— START OF Dataset excerpts —

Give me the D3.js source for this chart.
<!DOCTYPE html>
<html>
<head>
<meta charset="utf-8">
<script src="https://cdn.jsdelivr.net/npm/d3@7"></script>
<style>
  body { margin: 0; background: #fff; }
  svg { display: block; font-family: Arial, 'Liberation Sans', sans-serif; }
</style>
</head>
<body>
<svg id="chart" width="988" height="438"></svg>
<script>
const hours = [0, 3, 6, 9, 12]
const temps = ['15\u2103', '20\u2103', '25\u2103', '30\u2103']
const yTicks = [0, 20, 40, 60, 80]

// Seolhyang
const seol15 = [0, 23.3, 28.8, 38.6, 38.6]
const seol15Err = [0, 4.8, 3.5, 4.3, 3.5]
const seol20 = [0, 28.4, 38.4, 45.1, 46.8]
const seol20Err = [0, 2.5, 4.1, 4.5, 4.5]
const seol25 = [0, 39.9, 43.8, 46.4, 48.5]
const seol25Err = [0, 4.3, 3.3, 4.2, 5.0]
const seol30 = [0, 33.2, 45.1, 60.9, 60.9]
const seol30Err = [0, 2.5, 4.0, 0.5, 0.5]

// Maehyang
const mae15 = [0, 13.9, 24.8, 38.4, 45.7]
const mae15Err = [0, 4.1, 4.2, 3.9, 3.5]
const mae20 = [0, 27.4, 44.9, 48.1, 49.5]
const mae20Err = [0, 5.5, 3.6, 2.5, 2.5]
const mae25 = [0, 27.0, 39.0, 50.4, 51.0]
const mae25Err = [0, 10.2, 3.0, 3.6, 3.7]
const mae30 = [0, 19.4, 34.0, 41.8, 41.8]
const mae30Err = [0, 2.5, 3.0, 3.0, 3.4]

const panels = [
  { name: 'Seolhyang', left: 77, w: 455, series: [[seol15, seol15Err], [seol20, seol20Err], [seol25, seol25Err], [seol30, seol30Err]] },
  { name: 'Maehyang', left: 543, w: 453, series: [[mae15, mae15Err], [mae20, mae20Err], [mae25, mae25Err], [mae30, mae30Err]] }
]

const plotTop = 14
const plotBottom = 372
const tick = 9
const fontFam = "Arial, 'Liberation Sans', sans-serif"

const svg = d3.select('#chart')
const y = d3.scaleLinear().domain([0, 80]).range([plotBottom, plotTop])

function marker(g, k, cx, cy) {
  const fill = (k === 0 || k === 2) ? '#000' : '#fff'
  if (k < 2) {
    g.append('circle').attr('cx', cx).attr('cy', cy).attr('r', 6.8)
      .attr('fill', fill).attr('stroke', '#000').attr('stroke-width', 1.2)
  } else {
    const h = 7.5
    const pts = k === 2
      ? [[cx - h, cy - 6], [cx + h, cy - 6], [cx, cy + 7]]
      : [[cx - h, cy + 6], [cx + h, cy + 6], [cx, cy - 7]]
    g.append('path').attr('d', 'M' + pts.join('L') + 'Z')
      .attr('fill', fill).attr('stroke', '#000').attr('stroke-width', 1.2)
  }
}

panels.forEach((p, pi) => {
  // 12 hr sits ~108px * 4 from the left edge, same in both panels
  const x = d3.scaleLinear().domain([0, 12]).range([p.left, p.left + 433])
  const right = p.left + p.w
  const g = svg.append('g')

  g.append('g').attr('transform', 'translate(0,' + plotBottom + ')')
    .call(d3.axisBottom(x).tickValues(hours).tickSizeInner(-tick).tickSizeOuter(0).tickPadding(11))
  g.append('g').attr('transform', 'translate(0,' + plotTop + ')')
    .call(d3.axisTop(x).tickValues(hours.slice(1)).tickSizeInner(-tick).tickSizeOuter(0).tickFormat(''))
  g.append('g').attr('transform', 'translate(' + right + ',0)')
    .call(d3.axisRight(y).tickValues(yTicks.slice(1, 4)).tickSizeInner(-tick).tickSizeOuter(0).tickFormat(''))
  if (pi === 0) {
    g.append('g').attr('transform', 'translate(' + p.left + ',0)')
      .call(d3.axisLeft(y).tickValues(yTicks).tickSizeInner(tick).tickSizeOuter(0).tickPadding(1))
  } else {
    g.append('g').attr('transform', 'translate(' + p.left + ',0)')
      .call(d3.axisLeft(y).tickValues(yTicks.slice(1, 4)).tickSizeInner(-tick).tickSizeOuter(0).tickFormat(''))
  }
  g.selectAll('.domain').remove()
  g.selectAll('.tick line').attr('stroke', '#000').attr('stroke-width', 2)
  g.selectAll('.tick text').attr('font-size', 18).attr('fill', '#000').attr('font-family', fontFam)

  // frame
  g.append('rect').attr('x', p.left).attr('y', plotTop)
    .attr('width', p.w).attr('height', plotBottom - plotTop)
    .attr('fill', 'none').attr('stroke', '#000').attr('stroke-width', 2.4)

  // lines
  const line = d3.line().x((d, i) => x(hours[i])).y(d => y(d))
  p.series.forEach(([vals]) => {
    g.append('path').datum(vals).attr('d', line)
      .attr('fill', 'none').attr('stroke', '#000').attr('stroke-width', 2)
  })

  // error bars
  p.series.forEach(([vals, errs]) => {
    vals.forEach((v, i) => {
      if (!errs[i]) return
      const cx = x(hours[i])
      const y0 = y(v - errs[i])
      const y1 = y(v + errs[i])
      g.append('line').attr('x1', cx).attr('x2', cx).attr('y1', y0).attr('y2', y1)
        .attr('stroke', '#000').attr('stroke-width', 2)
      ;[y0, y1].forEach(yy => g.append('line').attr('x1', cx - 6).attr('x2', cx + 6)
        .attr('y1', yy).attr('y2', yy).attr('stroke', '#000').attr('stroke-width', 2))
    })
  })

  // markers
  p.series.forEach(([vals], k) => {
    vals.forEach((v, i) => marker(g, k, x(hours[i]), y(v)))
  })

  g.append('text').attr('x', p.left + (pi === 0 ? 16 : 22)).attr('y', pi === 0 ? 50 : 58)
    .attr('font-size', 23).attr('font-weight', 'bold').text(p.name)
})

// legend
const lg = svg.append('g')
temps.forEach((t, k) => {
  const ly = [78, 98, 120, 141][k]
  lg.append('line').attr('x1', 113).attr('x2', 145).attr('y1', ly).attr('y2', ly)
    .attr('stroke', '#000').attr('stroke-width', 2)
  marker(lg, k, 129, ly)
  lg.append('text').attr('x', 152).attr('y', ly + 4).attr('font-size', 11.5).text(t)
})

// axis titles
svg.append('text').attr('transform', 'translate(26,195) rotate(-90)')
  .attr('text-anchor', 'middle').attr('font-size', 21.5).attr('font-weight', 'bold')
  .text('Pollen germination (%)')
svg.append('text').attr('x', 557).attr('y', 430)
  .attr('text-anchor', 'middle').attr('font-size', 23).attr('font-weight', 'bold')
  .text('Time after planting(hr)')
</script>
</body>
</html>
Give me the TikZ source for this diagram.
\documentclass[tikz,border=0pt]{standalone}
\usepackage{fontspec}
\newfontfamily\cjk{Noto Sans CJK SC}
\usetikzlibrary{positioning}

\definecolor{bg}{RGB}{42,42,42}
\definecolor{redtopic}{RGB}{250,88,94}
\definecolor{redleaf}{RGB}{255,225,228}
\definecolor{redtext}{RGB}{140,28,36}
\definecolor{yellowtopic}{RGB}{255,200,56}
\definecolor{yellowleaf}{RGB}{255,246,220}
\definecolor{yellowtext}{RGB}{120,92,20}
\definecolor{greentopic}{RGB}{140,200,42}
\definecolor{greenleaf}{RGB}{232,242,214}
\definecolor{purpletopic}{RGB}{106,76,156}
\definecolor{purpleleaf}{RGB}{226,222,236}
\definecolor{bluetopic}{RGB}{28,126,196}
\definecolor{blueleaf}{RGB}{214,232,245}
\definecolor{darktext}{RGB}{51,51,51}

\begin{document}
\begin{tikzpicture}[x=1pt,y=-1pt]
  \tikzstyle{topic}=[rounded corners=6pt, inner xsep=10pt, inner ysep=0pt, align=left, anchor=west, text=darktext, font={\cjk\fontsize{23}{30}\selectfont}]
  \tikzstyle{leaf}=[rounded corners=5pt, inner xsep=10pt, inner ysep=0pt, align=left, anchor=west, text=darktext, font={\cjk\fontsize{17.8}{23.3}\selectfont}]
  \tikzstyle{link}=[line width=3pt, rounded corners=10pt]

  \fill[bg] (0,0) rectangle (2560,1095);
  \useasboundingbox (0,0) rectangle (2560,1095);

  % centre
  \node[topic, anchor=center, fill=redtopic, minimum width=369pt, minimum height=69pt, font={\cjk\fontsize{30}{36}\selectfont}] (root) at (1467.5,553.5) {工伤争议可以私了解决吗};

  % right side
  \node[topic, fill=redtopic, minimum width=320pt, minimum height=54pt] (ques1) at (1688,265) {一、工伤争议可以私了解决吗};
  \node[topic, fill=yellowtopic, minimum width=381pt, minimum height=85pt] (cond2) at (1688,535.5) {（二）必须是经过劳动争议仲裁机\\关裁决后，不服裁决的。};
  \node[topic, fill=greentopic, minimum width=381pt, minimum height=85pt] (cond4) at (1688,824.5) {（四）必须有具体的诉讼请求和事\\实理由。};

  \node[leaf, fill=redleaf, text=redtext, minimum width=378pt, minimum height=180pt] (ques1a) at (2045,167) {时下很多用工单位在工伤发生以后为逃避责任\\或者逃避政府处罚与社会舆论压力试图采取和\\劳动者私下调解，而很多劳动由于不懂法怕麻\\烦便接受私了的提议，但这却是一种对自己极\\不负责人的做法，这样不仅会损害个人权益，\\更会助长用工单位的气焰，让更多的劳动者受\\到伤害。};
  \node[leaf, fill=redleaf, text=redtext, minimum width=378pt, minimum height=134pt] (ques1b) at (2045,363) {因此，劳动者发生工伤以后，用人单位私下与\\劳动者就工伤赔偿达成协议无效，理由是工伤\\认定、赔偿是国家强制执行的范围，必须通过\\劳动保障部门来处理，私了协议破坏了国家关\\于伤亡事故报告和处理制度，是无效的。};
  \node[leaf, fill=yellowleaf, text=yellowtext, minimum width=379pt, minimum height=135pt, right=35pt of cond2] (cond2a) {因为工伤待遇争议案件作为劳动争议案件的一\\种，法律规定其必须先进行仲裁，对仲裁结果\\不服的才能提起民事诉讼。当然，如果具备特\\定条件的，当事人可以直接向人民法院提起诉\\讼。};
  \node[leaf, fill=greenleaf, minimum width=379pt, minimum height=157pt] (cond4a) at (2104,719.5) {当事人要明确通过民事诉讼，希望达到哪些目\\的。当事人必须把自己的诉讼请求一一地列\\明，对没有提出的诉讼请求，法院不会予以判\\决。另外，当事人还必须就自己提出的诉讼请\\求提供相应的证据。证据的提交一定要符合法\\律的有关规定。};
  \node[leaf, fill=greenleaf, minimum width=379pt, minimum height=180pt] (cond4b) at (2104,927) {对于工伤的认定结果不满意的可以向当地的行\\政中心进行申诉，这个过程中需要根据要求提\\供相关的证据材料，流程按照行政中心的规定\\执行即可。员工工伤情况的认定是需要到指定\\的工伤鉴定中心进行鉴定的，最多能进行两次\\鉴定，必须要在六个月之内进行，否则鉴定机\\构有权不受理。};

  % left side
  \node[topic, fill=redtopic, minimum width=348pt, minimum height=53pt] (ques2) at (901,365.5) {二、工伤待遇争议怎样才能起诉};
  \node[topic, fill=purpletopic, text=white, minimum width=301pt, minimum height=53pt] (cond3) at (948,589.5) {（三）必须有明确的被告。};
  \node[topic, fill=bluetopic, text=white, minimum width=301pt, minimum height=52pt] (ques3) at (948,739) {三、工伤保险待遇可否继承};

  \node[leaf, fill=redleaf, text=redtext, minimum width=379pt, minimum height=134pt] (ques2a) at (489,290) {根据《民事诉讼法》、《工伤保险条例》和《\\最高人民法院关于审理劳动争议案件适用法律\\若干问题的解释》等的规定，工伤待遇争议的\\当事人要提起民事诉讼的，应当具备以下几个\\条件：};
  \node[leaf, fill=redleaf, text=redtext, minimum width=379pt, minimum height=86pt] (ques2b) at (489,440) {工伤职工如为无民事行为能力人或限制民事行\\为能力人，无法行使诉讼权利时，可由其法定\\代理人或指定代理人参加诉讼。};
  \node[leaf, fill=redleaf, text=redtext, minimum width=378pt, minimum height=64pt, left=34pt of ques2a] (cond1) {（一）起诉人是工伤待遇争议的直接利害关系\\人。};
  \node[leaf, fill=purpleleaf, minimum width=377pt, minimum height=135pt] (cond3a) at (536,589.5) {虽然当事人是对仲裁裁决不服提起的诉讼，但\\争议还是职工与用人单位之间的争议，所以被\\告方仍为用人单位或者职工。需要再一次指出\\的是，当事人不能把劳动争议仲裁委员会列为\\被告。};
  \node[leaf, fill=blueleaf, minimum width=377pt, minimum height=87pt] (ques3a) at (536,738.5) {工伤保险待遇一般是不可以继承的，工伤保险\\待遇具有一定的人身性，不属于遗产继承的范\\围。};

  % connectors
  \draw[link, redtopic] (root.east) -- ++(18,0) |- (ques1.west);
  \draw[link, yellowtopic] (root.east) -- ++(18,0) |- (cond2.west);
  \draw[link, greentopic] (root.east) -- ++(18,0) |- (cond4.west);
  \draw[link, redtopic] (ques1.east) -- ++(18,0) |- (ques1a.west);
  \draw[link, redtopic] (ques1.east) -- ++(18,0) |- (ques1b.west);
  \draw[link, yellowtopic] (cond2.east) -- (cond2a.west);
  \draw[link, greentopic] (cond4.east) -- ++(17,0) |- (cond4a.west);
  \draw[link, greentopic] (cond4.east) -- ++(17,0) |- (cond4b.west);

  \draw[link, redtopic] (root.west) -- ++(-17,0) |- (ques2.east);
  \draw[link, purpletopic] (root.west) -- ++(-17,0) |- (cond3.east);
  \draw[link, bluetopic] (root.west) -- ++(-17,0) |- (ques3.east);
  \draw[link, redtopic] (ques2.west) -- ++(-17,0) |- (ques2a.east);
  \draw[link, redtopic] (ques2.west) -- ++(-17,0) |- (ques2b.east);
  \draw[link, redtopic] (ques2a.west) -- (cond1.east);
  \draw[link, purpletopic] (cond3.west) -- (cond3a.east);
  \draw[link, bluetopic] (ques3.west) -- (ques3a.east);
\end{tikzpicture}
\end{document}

— END OF Dataset excerpts —

#### The request
Check each line above for the string "source" and report how many lines have it, giving only the number.

#### Correct answer
2